Cameron Steele – Vintage

Emerging from the more interesting outer edges of Indie, where cross-overs and ‘influences’ are obligatory to prove that you’re not just making Indie (which no one ever gets enthusiastic about) comes Cameron Steele with an album which struggles to find the right balance throughout, although not always to bad effect.

There’re a fair few aspects at play across this release, with Trip Hop elements emerging on occasion from a landscape of Indie and Electro, with both foundations becoming slightly blurred by the addition. At times it works, with some interesting structures playing host to fitting, if not particularly exciting, vocals but there are also some slightly mismatched blocks here where things slip into something of an over-analysed rut, focusing on one pattern to the point of redundancy, which I blame on the Electro, experimental forces at work here. But for those little ruts though there are some worthwhile moments in Vintage, not ones which will immediately appeal perhaps but when Steele strikes the right balance between discordancy and consumable melody he doesn’t do a bad job of it. Perhaps, however, it would have been better to avoid some of the more abstracted attempts at creating ‘interesting’ melodies in favour of following a more palatable, if unadventurous, path. But then to have done that would have been to create a final, isolated product as opposed to opening up new avenues through experimentation; hard balance to strike either way and perhaps slightly missed on Vintage but not so much as to make the effort redundant.

Admittedly I’m displaying some genre biases in saying that the more Popish, shiny Electro aspects here are a little too clichéd to really hold massive interest. Both in free and commercial music the strand of quirky, over-polished vocalism and production which reflects the mainstreams current obsession has been over done and I’m not sure that Cameron does much of use in his approach to them. That said though he doesn’t fail in bringing those influences in; they fulfil the role set out for them in the general construct and for a lot of listeners that may well be all that’s needed.

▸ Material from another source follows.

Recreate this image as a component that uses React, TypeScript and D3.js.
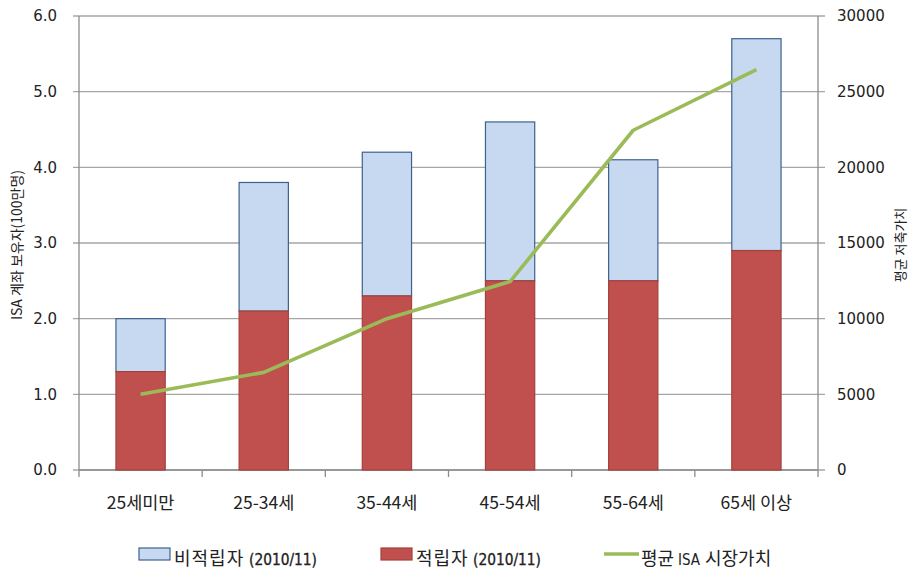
import React from "react";
import * as d3 from "d3";

// Age groups and values
const categories = ["25세미만", "25-34세", "35-44세", "45-54세", "55-64세", "65세 이상"];
// Contributing holders (millions)
const contributors = [1.3, 2.1, 2.3, 2.5, 2.5, 2.9];
// Total holders (millions); non-contributors stack on top of contributors
const totals = [2.0, 3.8, 4.2, 4.6, 4.1, 5.7];
// Average ISA market value
const avgValue = [5000, 6450, 10000, 12450, 22450, 26450];

const leftTicks = [0, 1, 2, 3, 4, 5, 6];
const rightTicks = [0, 5000, 10000, 15000, 20000, 25000, 30000];

const W = 913;
const H = 571;
const plot = { left: 79, right: 818, top: 16, bottom: 470 };

const tickFont = "'DejaVu Sans', Verdana, sans-serif";
const krFont = "'Noto Sans CJK KR', 'Noto Sans', sans-serif";

export default function App() {
  const x = d3
    .scaleBand<string>()
    .domain(categories)
    .range([plot.left, plot.right])
    .paddingInner(0)
    .paddingOuter(0);
  const yL = d3.scaleLinear().domain([0, 6]).range([plot.bottom, plot.top]);
  const yR = d3.scaleLinear().domain([0, 30000]).range([plot.bottom, plot.top]);

  const bw = x.bandwidth() * 0.4;
  const cx = (c: string) => (x(c) as number) + x.bandwidth() / 2;

  const line = d3
    .line<number>()
    .x((_, i) => cx(categories[i]))
    .y((d) => yR(d));

  const gridColor = "#A6A6A6";
  const axisColor = "#8C8C8C";

  return (
    <svg
      width={W}
      height={H}
      style={{ position: "absolute", left: 0, top: 0, background: "#fff" }}
    >
      {/* gridlines */}
      {leftTicks.map((t) => (
        <line
          key={"g" + t}
          x1={plot.left - 6}
          x2={plot.right + 7}
          y1={yL(t)}
          y2={yL(t)}
          stroke={gridColor}
          strokeWidth={1.3}
        />
      ))}

      {/* axes */}
      <line x1={plot.left} x2={plot.left} y1={plot.top} y2={plot.bottom + 7} stroke={axisColor} strokeWidth={1.3} />
      <line x1={plot.right} x2={plot.right} y1={plot.top} y2={plot.bottom + 7} stroke={axisColor} strokeWidth={1.3} />
      <line x1={plot.left} x2={plot.right} y1={plot.bottom} y2={plot.bottom} stroke={axisColor} strokeWidth={1.3} />
      {categories.slice(1).map((c) => (
        <line
          key={"xt" + c}
          x1={x(c) as number}
          x2={x(c) as number}
          y1={plot.bottom}
          y2={plot.bottom + 7}
          stroke={axisColor}
          strokeWidth={1.3}
        />
      ))}

      {/* bars */}
      {categories.map((c, i) => (
        <g key={"b" + c}>
          <rect
            x={cx(c) - bw / 2}
            y={yL(totals[i])}
            width={bw}
            height={yL(contributors[i]) - yL(totals[i])}
            fill="#C6D9F1"
            stroke="#3E6190"
            strokeWidth={1.2}
          />
          <rect
            x={cx(c) - bw / 2}
            y={yL(contributors[i])}
            width={bw}
            height={yL(0) - yL(contributors[i])}
            fill="#C0504D"
            stroke="#A5403D"
            strokeWidth={1.2}
          />
        </g>
      ))}

      {/* average value line */}
      <path
        d={line(avgValue) || ""}
        fill="none"
        stroke="#9BBB59"
        strokeWidth={3.6}
        strokeLinejoin="round"
      />

      {/* left tick labels */}
      {leftTicks.map((t) => (
        <text
          key={"lt" + t}
          x={57}
          y={yL(t)}
          dy="0.36em"
          textAnchor="end"
          fontFamily={tickFont}
          fontSize={15}
          fill="#222"
        >
          {d3.format(".1f")(t)}
        </text>
      ))}

      {/* right tick labels */}
      {rightTicks.map((t) => (
        <text
          key={"rt" + t}
          x={837}
          y={yR(t)}
          dy="0.36em"
          textAnchor="start"
          fontFamily={tickFont}
          fontSize={15}
          fill="#222"
        >
          {t}
        </text>
      ))}

      {/* category labels */}
      {categories.map((c) => (
        <text
          key={"cl" + c}
          x={cx(c)}
          y={509}
          textAnchor="middle"
          fontFamily={krFont}
          fontSize={17.5}
          fill="#222"
        >
          {c}
        </text>
      ))}

      {/* axis titles */}
      <text
        transform={`translate(22,245) rotate(-90)`}
        textAnchor="middle"
        fontFamily={krFont}
        fontSize={14}
        fill="#222"
      >
        ISA 계좌 보유자(100만명)
      </text>
      <text
        transform={`translate(905,245) rotate(-90)`}
        textAnchor="middle"
        fontFamily={krFont}
        fontSize={13}
        fill="#222"
      >
        평균 저축가치
      </text>

      {/* legend */}
      <rect x={139} y={548} width={31} height={12} fill="#C6D9F1" stroke="#3E6190" strokeWidth={1.2} />
      <text x={174} y={565} fontFamily={krFont} fontSize={18} fill="#222" letterSpacing={1}>
        비적립자
      </text>
      <text x={249} y={565} fontFamily={tickFont} fontSize={15} fill="#222" stroke="#222" strokeWidth={0.35} textLength={68} lengthAdjust="spacingAndGlyphs">
        (2010/11)
      </text>

      <rect x={381} y={548} width={31} height={12} fill="#C0504D" stroke="#A5403D" strokeWidth={1.2} />
      <text x={416} y={565} fontFamily={krFont} fontSize={18} fill="#222" letterSpacing={1}>
        적립자
      </text>
      <text x={473} y={565} fontFamily={tickFont} fontSize={15} fill="#222" stroke="#222" strokeWidth={0.35} textLength={68} lengthAdjust="spacingAndGlyphs">
        (2010/11)
      </text>

      <line x1={604} x2={639} y1={554} y2={554} stroke="#9BBB59" strokeWidth={3.6} />
      <text x={641} y={565} fontFamily={krFont} fontSize={18} fill="#222">
        평균
      </text>
      <text x={678} y={565} fontFamily={tickFont} fontSize={15} fill="#222" textLength={22} lengthAdjust="spacingAndGlyphs">
        ISA
      </text>
      <text x={705} y={565} fontFamily={krFont} fontSize={18} fill="#222">
        시장가치
      </text>
    </svg>
  );
}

Lyrically I’m hesitant to pass any judgement, there may or may not be something worth hearing here but for the most part the instrumental half of the music overwhelms the lyricism, crowding it out of any major presence in the album. It would have been nice to have seen a more definite character emerging here but I won’t hold up the lack of vocal force as an absolute failing given that the words do manage to fit in well enough with the tracks to form another instrumental layer at the cost of their own depth.

 

Overall, worth a download, if not a raving recommendation. There’s enough here to merit at least one listen and at times there are genuine traces of goodness, dragging you into the reality laid out on Vintage. Definitely worth keeping an eye on Cameron Steele though even if this isn’t an immediately classic effort the composite parts could well make their mark if focused in on and honed.